Records with drawing code:
::::

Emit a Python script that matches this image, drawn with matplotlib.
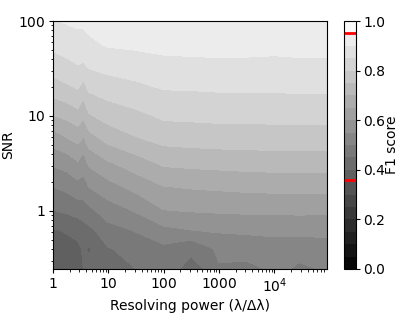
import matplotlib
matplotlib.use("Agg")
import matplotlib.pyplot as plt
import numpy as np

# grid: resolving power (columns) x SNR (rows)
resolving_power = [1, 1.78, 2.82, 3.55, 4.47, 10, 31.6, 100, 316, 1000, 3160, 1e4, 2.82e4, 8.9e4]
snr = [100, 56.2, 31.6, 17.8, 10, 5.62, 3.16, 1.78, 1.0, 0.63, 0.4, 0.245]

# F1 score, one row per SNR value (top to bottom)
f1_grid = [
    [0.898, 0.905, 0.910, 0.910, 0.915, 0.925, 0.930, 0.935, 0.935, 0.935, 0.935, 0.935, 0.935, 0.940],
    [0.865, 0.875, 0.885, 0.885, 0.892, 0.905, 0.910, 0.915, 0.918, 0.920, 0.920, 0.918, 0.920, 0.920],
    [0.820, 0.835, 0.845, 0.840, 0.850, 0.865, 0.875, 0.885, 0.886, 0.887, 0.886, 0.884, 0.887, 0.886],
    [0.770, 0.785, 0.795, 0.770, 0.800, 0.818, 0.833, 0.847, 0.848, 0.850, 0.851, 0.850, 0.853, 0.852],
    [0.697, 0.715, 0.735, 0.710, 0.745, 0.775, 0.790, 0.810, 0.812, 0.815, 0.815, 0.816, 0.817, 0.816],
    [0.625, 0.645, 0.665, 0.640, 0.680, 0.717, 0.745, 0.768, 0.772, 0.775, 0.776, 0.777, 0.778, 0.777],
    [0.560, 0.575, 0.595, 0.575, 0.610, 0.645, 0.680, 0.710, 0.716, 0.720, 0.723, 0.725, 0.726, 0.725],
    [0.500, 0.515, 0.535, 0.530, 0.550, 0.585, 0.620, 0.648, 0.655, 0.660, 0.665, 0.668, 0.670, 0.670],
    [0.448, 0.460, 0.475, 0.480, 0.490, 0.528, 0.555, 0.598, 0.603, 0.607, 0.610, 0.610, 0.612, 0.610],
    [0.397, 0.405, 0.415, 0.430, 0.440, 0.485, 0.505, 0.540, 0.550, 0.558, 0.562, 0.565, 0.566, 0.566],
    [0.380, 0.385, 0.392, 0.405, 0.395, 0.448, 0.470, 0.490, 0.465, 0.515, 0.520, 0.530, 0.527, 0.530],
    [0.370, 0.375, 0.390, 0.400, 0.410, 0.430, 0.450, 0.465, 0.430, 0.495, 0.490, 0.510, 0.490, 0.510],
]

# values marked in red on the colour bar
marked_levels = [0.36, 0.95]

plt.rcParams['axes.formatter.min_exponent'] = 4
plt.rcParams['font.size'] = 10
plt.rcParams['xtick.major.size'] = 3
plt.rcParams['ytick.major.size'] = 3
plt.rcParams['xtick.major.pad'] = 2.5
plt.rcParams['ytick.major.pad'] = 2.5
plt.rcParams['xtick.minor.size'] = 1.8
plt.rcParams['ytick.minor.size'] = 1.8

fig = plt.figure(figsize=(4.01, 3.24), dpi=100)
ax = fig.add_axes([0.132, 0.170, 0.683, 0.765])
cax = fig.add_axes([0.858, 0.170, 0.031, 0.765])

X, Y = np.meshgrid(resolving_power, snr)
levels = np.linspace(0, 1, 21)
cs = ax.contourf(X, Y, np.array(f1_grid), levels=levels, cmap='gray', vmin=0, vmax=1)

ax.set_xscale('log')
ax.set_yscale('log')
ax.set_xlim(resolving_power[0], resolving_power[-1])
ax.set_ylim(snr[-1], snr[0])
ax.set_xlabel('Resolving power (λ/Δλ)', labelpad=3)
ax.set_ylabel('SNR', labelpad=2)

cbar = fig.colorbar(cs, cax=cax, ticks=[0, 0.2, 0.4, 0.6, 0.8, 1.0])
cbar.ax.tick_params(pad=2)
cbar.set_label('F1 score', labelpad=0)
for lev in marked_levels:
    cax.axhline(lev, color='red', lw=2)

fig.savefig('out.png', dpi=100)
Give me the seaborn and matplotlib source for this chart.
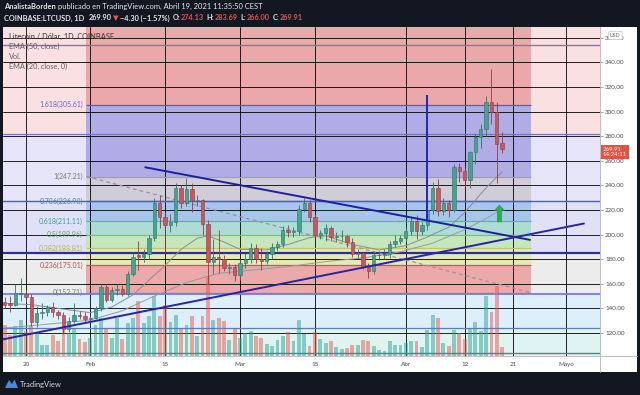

::::

Return only the lines running from the start of the entries above to the line that contains "import numpy as np", inclusive, and omit every picture.

#### Completed task
Emit a Python script that matches this image, drawn with matplotlib.
import matplotlib
matplotlib.use("Agg")
import matplotlib.pyplot as plt
import numpy as np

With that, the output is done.